Mean Absolute Deviation is a measure of variability that describes how spread out data values are from the arithmetic mean. Unlike variance and standard deviation, MAD uses absolute values instead of squaring, making it easier to interpret.

Formula: MAD = (1/n) x sum of |xi - mean| for all i. You first calculate the mean, then find the absolute difference between each data point and the mean, and finally average those absolute differences.

MAD vs. Standard Deviation: Both measure spread, but MAD is less sensitive to outliers because it does not square deviations. For a normal distribution, the standard deviation is approximately 1.2533 times the MAD. MAD is preferred when communicating results to non-technical audiences because it has a clear interpretation: the average distance from the average.
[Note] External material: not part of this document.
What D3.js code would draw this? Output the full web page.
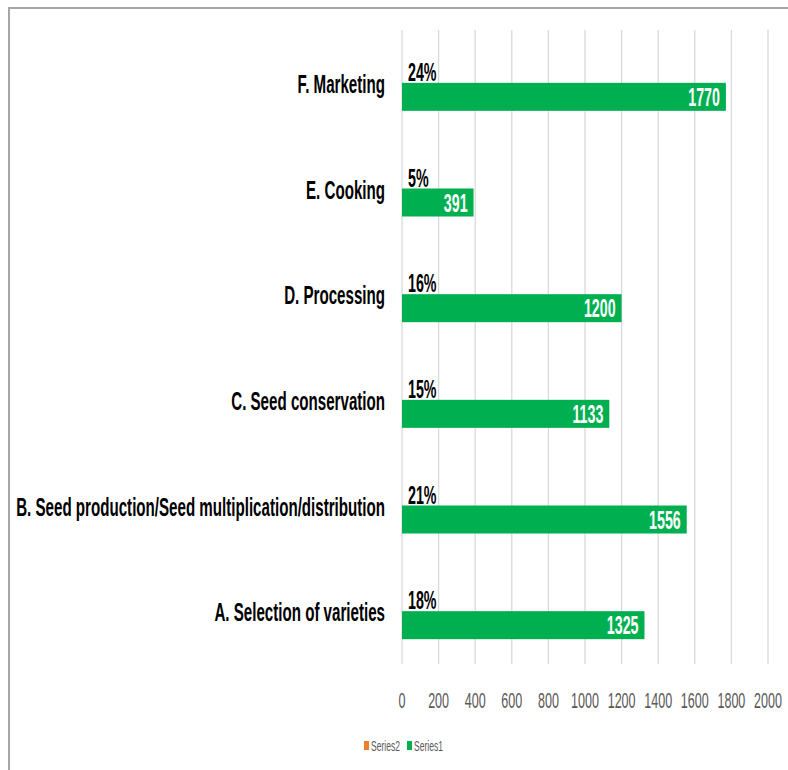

## Frequently Asked Questions

**Q: What is the difference between MAD and standard deviation?**

A: MAD uses absolute differences from the mean, while standard deviation squares the differences. Standard deviation gives more weight to outliers (large deviations are squared). MAD is more robust and easier to interpret, but standard deviation is more common in statistical formulas because squared values have nicer mathematical properties.

**Q: Can MAD be zero?**

A: Yes, MAD is zero when all data values are identical (equal to the mean). A MAD of zero means there is no variability at all in the data.

**Q: When should I use MAD instead of standard deviation?**

A: Use MAD when your data has outliers, when you want a robust measure of spread, or when you need to communicate variability to a general audience. Standard deviation is preferred for statistical inference, hypothesis testing, and when data is approximately normally distributed.